Since the constraints are very small, integer overflow is not a concern. Standard Go int values are more than sufficient for the number of days involved.
No special handling for nil values is required because the input is guaranteed valid.
Worked Examples
Example 1
Input:
day = 31, month = 8, year = 2019
Step 1: Count full years
We count days from 1971 through 2018.
| Component | Value |
|---|---|
| Normal years | 48 |
| Leap years | 12 |
| Total days | 48 × 365 + 12 = 17532 |
Step 2: Count full months in 2019
Months before August:
| Month | Days |
|---|---|
| January | 31 |
| February | 28 |
| March | 31 |
| April | 30 |
| May | 31 |
| June | 30 |
| July | 31 |
| Total | 212 |
Step 3: Add current month offset
day - 1 = 30
Step 4: Compute total
| Calculation | Value |
|---|---|
| Full years | 17532 |
| Full months | 212 |
| Current month offset | 30 |
| Total days | 17774 |
Step 5: Compute weekday
17774 % 7 = 1
Index 1 in the weekday array is:
"Saturday"
Final answer:
"Saturday"
Example 2
Input:
day = 18, month = 7, year = 1999
Step 1: Count full years
| Component | Value |
|---|---|
| Total elapsed days before 1999 | 10226 |
Step 2: Count months before July
| Month | Days |
|---|---|
| January | 31 |
| February | 28 |
| March | 31 |
| April | 30 |
| May | 31 |
| June | 30 |
| Total | 181 |
Step 3: Add current month offset
18 - 1 = 17
Step 4: Total days
10226 + 181 + 17 = 10424
Step 5: Weekday
10424 % 7 = 2
Index 2 corresponds to:
"Sunday"
Final answer:
"Sunday"
Example 3
Input:
day = 15, month = 8, year = 1993
Step 1: Count full years
| Component | Value |
|---|---|
| Total elapsed days before 1993 | 8035 |
Step 2: Count months before August
| Month | Days |
|---|---|
| January | 31 |
| February | 28 |
| March | 31 |
| April | 30 |
| May | 31 |
| June | 30 |
| July | 31 |
| Total | 212 |
Step 3: Add current month offset
15 - 1 = 14
Step 4: Total days
8035 + 212 + 14 = 8261
Step 5: Weekday
8261 % 7 = 2
Index 2 corresponds to:
"Sunday"
Final answer:
"Sunday"
Complexity Analysis
| Measure | Complexity | Explanation |
|---|---|---|
| Time | O(years + months) | Iterates through years and months before target date |
| Space | O(1) | Uses only fixed size arrays and counters |
The algorithm performs a loop across years from 1971 to the target year and another loop across months within the target year. Since the maximum year difference is small, the runtime is extremely efficient in practice.
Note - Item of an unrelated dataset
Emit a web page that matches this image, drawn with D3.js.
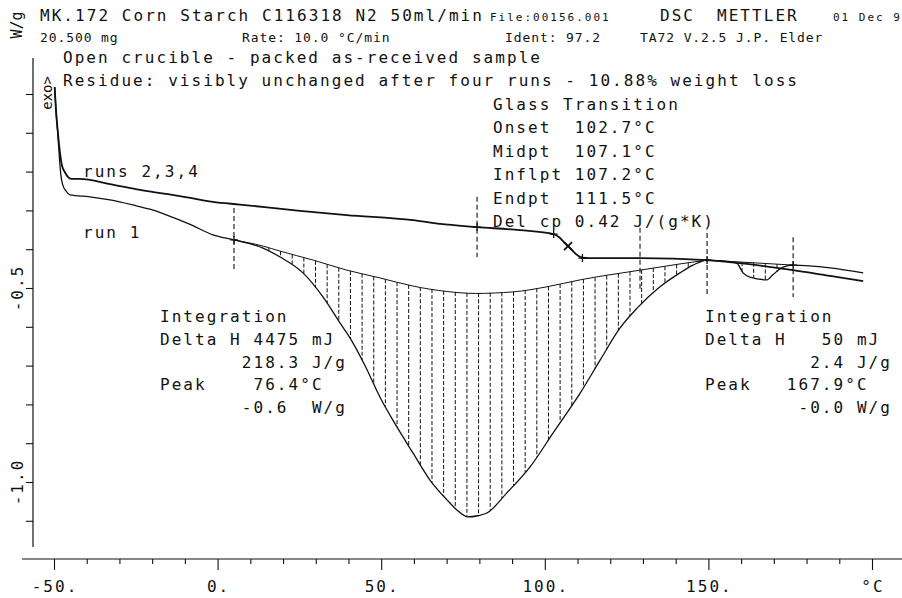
<!DOCTYPE html>
<html>
<head>
<meta charset="utf-8">
<script src="https://cdn.jsdelivr.net/npm/d3@7"></script>
<style>
  html, body { margin: 0; padding: 0; background: #fff; }
  svg { display: block; }
  text { font-family: "DejaVu Sans Mono", monospace; fill: #111; white-space: pre; }
  .big { font-size: 16px; letter-spacing: 2.05px; }
  .med { font-size: 13px; letter-spacing: 0.9px; }
  .small { font-size: 11px; letter-spacing: 2px; }
</style>
</head>
<body>
<svg id="chart" width="902" height="598"></svg>
<script>
// Heat flow traces: [temperature °C, heat flow W/g]
const runs234 = [
  [-49.8, 0.018], [-49.4, -0.041], [-48.8, -0.101], [-48.2, -0.149], [-47.6, -0.183],
  [-46.7, -0.201], [-45.7, -0.214], [-44.5, -0.219], [-42.1, -0.219], [-32.9, -0.232],
  [-23.7, -0.247], [-11.5, -0.263], [-1.4, -0.278], [6.8, -0.285], [15.1, -0.292],
  [25.2, -0.301], [39.5, -0.312], [59.7, -0.325], [68.0, -0.335], [79.3, -0.343],
  [92.4, -0.351], [102.7, -0.361], [104.5, -0.370], [106.0, -0.383], [107.1, -0.392],
  [108.5, -0.404], [110.2, -0.417], [111.5, -0.422], [113.5, -0.423], [129.1, -0.423],
  [149.6, -0.428], [159.7, -0.436], [175.9, -0.454], [187.2, -0.469], [197.3, -0.482]
];

const run1 = [
  [-49.8, 0.018], [-49.4, -0.041], [-48.8, -0.106], [-48.3, -0.170], [-47.9, -0.209],
  [-47.3, -0.235], [-46.3, -0.250], [-45.1, -0.260], [-39.0, -0.265], [-32.9, -0.273],
  [-25.9, -0.286], [-20.7, -0.297], [-15.5, -0.312], [-8.4, -0.336], [-1.4, -0.363],
  [5.0, -0.376], [13.9, -0.397], [19.1, -0.420], [26.1, -0.461], [32.2, -0.523],
  [37.4, -0.590], [40.5, -0.629], [45.0, -0.699], [49.6, -0.781], [54.8, -0.858],
  [59.7, -0.925], [64.9, -0.995], [70.1, -1.046], [73.5, -1.075], [76.4, -1.090],
  [79.5, -1.087], [82.3, -1.080], [88.4, -1.028], [95.5, -0.961], [102.5, -0.874],
  [110.8, -0.771], [116.9, -0.686], [123.0, -0.603], [128.2, -0.552], [135.2, -0.497],
  [141.3, -0.461], [145.3, -0.441], [149.6, -0.428], [153.5, -0.430], [157.5, -0.433],
  [158.7, -0.436], [160.6, -0.461], [162.7, -0.472], [167.9, -0.479], [169.7, -0.466],
  [172.8, -0.446], [175.9, -0.441], [187.2, -0.448], [197.3, -0.461]
];

// Integration baselines for the two run 1 peaks
const baseline1 = [
  [5.0, -0.376], [13.9, -0.392], [19.1, -0.405], [29.2, -0.428], [39.5, -0.454],
  [49.6, -0.474], [59.7, -0.495], [70.1, -0.509], [78.7, -0.514], [90.3, -0.510],
  [100.6, -0.497], [110.8, -0.479], [129.1, -0.454], [141.3, -0.438], [149.6, -0.428]
];
const baseline2 = [[149.6, -0.428], [175.9, -0.441]];

// Evaluation limits: temperature, top and bottom of the dashed marker (W/g)
const limits = [
  [5.0, -0.294, -0.454],
  [79.3, -0.265, -0.420],
  [129.1, -0.345, -0.510],
  [149.6, -0.358, -0.518],
  [175.9, -0.369, -0.523]
];

// Evaluation points on the curves
const plusMarks = [[5.0, -0.376], [79.3, -0.343], [102.7, -0.361], [111.5, -0.423], [149.6, -0.428], [175.9, -0.441]];
const crossMarks = [[107.1, -0.392]];

// Axis ticks
const xMajorTicks = [-50, 0, 50, 100, 150, 200];
const xTickLabels = ["-50.", "0.", "50.", "100.", "150.", "°C"];
const xMinorTicks = [-40, -30, -20, -10, 10, 20, 30, 40, 60, 70, 80, 90, 110, 120, 130, 140, 160, 170, 180, 190];
const yTicks = [0, -0.1, -0.2, -0.3, -0.4, -0.5, -0.6, -0.7, -0.8, -0.9, -1.0, -1.1];
const yLabelTicks = [-0.5, -1.0];
const yTickLabels = ["-0.5", "-1.0"];

// Text blocks: [text, x, y, style]
const headerLines = [
  ["MK.172 Corn Starch C116318 N2 50ml/min", 40, 21, "big"],
  ["File:00156.001", 490, 21, "small"],
  ["DSC", 660, 21, "big"],
  ["METTLER", 717, 21, "big"],
  ["01 Dec 9", 833, 21, "small"],
  ["20.500 mg", 40, 42, "med"],
  ["Rate: 10.0 °C/min", 242, 42, "med"],
  ["Ident: 97.2", 505, 42, "med"],
  ["TA72 V.2.5 J.P. Elder", 640, 42, "med"],
  ["Open crucible - packed as-received sample", 63, 63, "big"],
  ["Residue: visibly unchanged after four runs - 10.88% weight loss", 63, 86, "big"]
];
const glassLines = [
  "Glass Transition",
  "Onset  102.7°C",
  "Midpt  107.1°C",
  "Inflpt 107.2°C",
  "Endpt  111.5°C",
  "Del cp 0.42 J/(g*K)"
];
const integration1Lines = [
  "Integration",
  "Delta H 4475 mJ",
  "       218.3 J/g",
  "Peak    76.4°C",
  "       -0.6  W/g"
];
const integration2Lines = [
  "Integration",
  "Delta H   50 mJ",
  "         2.4 J/g",
  "Peak   167.9°C",
  "        -0.0 W/g"
];
const curveLabels = [["runs 2,3,4", 83, 177], ["run 1", 83, 238]];

// ---------------------------------------------------------------
const ink = "#111";
const svg = d3.select("#chart");
const x = d3.scaleLinear().domain([-50, 200]).range([54, 872]);
const y = d3.scaleLinear().domain([0, -1]).range([94, 482]);

const curve = d3.line().x(d => x(d[0])).y(d => y(d[1])).curve(d3.curveMonotoneX);

// linear lookup of a trace at temperature t
function valueAt(series, t) {
  const i = d3.bisector(d => d[0]).left(series, t);
  if (i <= 0) return series[0][1];
  if (i >= series.length) return series[series.length - 1][1];
  const a = series[i - 1], b = series[i];
  return a[1] + (b[1] - a[1]) * (t - a[0]) / (b[0] - a[0]);
}

// hatching between a baseline and the run 1 trace
const hatchStep = 3.56;
function hatch(base) {
  const t0 = base[0][0], t1 = base[base.length - 1][0];
  const g = svg.append("g").attr("stroke", ink).attr("stroke-width", 1).attr("stroke-dasharray", "4,2");
  d3.range(t0 + hatchStep, t1, hatchStep).forEach(t => {
    const yb = y(valueAt(base, t)), yr = y(valueAt(run1, t));
    if (Math.abs(yr - yb) < 1.5) return;
    g.append("line").attr("x1", x(t)).attr("x2", x(t)).attr("y1", yb).attr("y2", yr);
  });
}
hatch(baseline1);
hatch(baseline2);

// baselines
[baseline1, baseline2].forEach(b => {
  svg.append("path").datum(b).attr("d", curve).attr("fill", "none")
    .attr("stroke", ink).attr("stroke-width", 1);
});

// traces
svg.append("path").datum(run1).attr("d", curve).attr("fill", "none")
  .attr("stroke", ink).attr("stroke-width", 1.3).attr("stroke-linejoin", "round");
svg.append("path").datum(runs234).attr("d", curve).attr("fill", "none")
  .attr("stroke", ink).attr("stroke-width", 1.8).attr("stroke-linejoin", "round");

// dashed evaluation limits
svg.append("g").selectAll("line").data(limits).join("line")
  .attr("x1", d => x(d[0])).attr("x2", d => x(d[0]))
  .attr("y1", d => y(d[1])).attr("y2", d => y(d[2]))
  .attr("stroke", ink).attr("stroke-width", 1.1).attr("stroke-dasharray", "5,3");

// evaluation point marks
const m = 4;
svg.append("g").selectAll("path").data(plusMarks).join("path")
  .attr("d", d => `M${x(d[0]) - m},${y(d[1])}H${x(d[0]) + m}M${x(d[0])},${y(d[1]) - m}V${y(d[1]) + m}`)
  .attr("stroke", ink).attr("stroke-width", 1.3);
svg.append("g").selectAll("path").data(crossMarks).join("path")
  .attr("d", d => `M${x(d[0]) - m},${y(d[1]) - m}L${x(d[0]) + m},${y(d[1]) + m}M${x(d[0]) - m},${y(d[1]) + m}L${x(d[0]) + m},${y(d[1]) - m}`)
  .attr("stroke", ink).attr("stroke-width", 1.8);

// x axis
const xAxisY = 559;
svg.append("line").attr("x1", 22).attr("x2", 902).attr("y1", xAxisY).attr("y2", xAxisY)
  .attr("stroke", ink).attr("stroke-width", 1.2);
const gxMinor = svg.append("g").attr("transform", `translate(0,${xAxisY})`)
  .call(d3.axisBottom(x).tickValues(xMinorTicks).tickSize(5).tickFormat(""));
const gxMajor = svg.append("g").attr("transform", `translate(0,${xAxisY})`)
  .call(d3.axisBottom(x).tickValues(xMajorTicks).tickSize(11).tickFormat(""));
[gxMinor, gxMajor].forEach(g => {
  g.select(".domain").remove();
  g.selectAll(".tick line").attr("stroke", ink).attr("stroke-width", 1.1);
});
svg.append("g").selectAll("text").data(xMajorTicks).join("text")
  .attr("class", "big").attr("text-anchor", "middle")
  .attr("x", d => x(d) + 1).attr("y", 592)
  .text((d, i) => xTickLabels[i]);

// y axis
const yAxisX = 33;
svg.append("line").attr("x1", yAxisX).attr("x2", yAxisX).attr("y1", 58).attr("y2", 547)
  .attr("stroke", ink).attr("stroke-width", 1.2);
const gy = svg.append("g").attr("transform", `translate(${yAxisX},0)`)
  .call(d3.axisLeft(y).tickValues(yTicks).tickSize(7).tickFormat(""));
gy.select(".domain").remove();
gy.selectAll(".tick line").attr("stroke", ink).attr("stroke-width", 1.1);
svg.append("g").selectAll("text").data(yLabelTicks).join("text")
  .attr("class", "big").attr("text-anchor", "middle")
  .attr("transform", d => `translate(23,${y(d)}) rotate(-90)`)
  .text((d, i) => yTickLabels[i]);
svg.append("text").attr("text-anchor", "middle").attr("font-size", 15)
  .attr("transform", "translate(22,25) rotate(-90)").text("W/g");
svg.append("text").attr("text-anchor", "middle").attr("font-size", 14)
  .attr("transform", "translate(52,93) rotate(-90)").text("exo>");

// text blocks
svg.append("g").selectAll("text").data(headerLines).join("text")
  .attr("class", d => d[3]).attr("x", d => d[1]).attr("y", d => d[2]).text(d => d[0]);

function block(lines, x0, y0, step) {
  svg.append("g").selectAll("text").data(lines).join("text")
    .attr("class", "big").attr("x", x0).attr("y", (d, i) => y0 + i * step).text(d => d);
}
block(glassLines, 493, 110, 23.4);
block(integration1Lines, 160, 322, 22.8);
block(integration2Lines, 705, 322, 22.8);

svg.append("g").selectAll("text").data(curveLabels).join("text")
  .attr("class", "big").attr("x", d => d[1]).attr("y", d => d[2]).text(d => d[0]);
</script>
</body>
</html>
The space complexity remains constant because we only store a few arrays and integer variables regardless of input size.
Test Cases
solution = Solution()
# Provided examples
assert solution.dayOfTheWeek(31, 8, 2019) == "Saturday" # Example 1
assert solution.dayOfTheWeek(18, 7, 1999) == "Sunday" # Example 2
assert solution.dayOfTheWeek(15, 8, 1993) == "Sunday" # Example 3
# Reference date
assert solution.dayOfTheWeek(1, 1, 1971) == "Friday" # Base reference date
# Leap year checks
assert solution.dayOfTheWeek(29, 2, 1972) == "Tuesday" # Leap day exists
assert solution.dayOfTheWeek(28, 2, 1972) == "Monday" # Day before leap day
assert solution.dayOfTheWeek(1, 3, 1972) == "Wednesday" # Day after leap day
# Century leap year
assert solution.dayOfTheWeek(29, 2, 2000) == "Tuesday" # 2000 is leap year
# End of year
assert solution.dayOfTheWeek(31, 12, 1999) == "Friday" # End of century
# Beginning of year
assert solution.dayOfTheWeek(1, 1, 2000) == "Saturday" # New year rollover
# Maximum constraint
assert solution.dayOfTheWeek(31, 12, 2100) == "Friday" # Upper bound
# Non leap year February
assert solution.dayOfTheWeek(28, 2, 2019) == "Thursday" # Normal February
# Transition across months
assert solution.dayOfTheWeek(1, 3, 2019) == "Friday" # Month boundary
Test Summary
| Test | Why |
|---|---|
| 31/8/2019 | Validates standard case |
| 18/7/1999 | Validates another normal date |
| 15/8/1993 | Validates repeated weekday result |
| 1/1/1971 | Verifies reference date |
| 29/2/1972 | Verifies leap day handling |
| 28/2/1972 | Checks day before leap day |
| 1/3/1972 | Checks day after leap day |
| 29/2/2000 | Verifies century leap year rule |
| 31/12/1999 | Verifies year end transition |
| 1/1/2000 | Verifies new year transition |
| 31/12/2100 | Verifies upper constraint boundary |
| 28/2/2019 | Verifies non leap February |
| 1/3/2019 | Verifies month transition |
Edge Cases
Leap Year February
Leap years are the most common source of bugs in calendar problems. February normally has 28 days, but leap years add an extra day. Forgetting this adjustment causes all later weekday calculations in that year to become incorrect.
This implementation handles the issue using the is_leap helper function. Whenever February is processed during a leap year, one additional day is added to the total count.
Reference Date Alignment
Off by one errors are very easy to introduce when counting elapsed days. For example, incorrectly adding day instead of day - 1 would shift every answer by one weekday.
The implementation carefully treats January 1, 1971 as zero elapsed days. This ensures the reference weekday "Friday" maps correctly to index 0.
Century Leap Year Rules
Many implementations incorrectly assume every year divisible by 4 is a leap year. That rule fails for century years like 1900, which are not leap years unless divisible by 400.
This solution uses the complete Gregorian rule:
(y % 400 == 0) or (y % 4 == 0 and y % 100 != 0)
This correctly handles year 2000, which is a leap year because it is divisible by 400.